Maybe it is just my perception, but it always seemed like you were a champion on my side when any event would happen against me. Oh that said what about you? Fuck them! You are so loyal. I remember my Kentucky Hiatus and leaving a message for you and your family that you never got. Essentially, I regretted leaving my position as yall’s resident bachelor, a position which I believe I am officially returned too. I remember when I got back and come over to your house, your husband gave me the most bear like of bear hugs and said, “We thought we lost you there.” Then he told me how upset you were with me and I braced myself for a response I hadn’t quite anticipated.

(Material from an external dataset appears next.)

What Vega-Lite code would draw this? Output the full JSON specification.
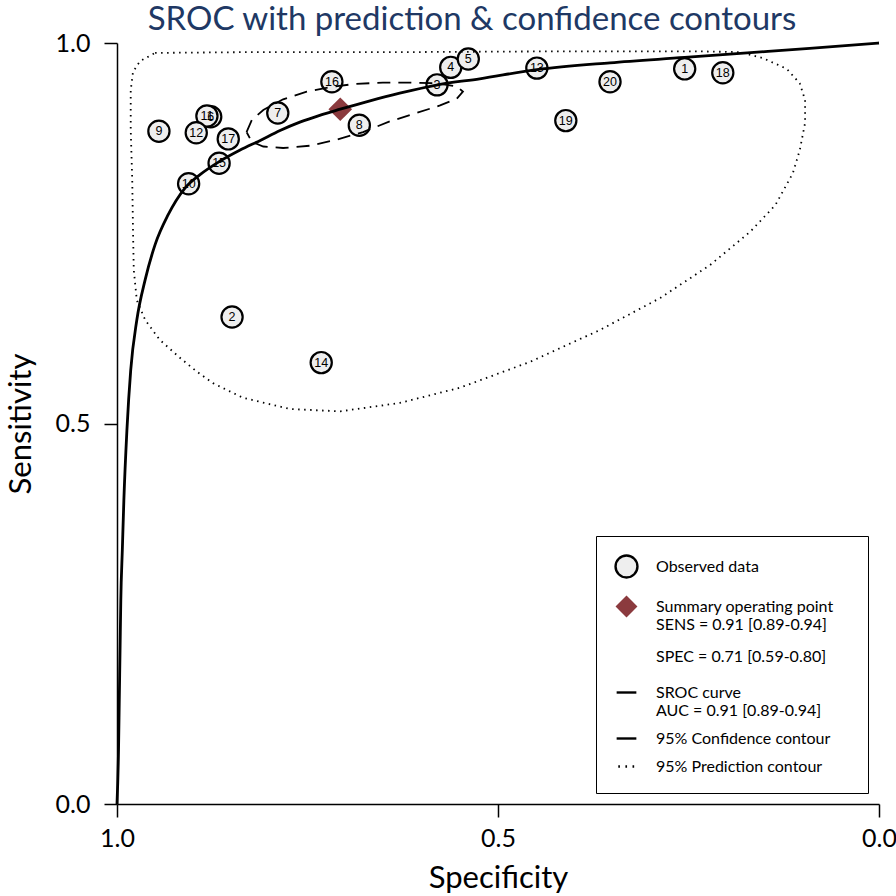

It was wonderful, you were so angry because you wanted to have had a chance to at least give me some granola for the road. You said if I did that again that I had better tell you at least, but that if I did it again you would not be as happy. Me the dog and you the hand gently and lovingly patting me and keeping me from trouble.

I am regretful that I have not pursued a friendship with you more than I have. I want to change that in the future, and I aim to do just that. Your importance and influence in my life is wholly understated, as I believe you to believe the second most important woman in my life. Thanks for being a great homie.

I hope that one day you and I get to sit on a front porch and share a smoke and a party makes its way to us.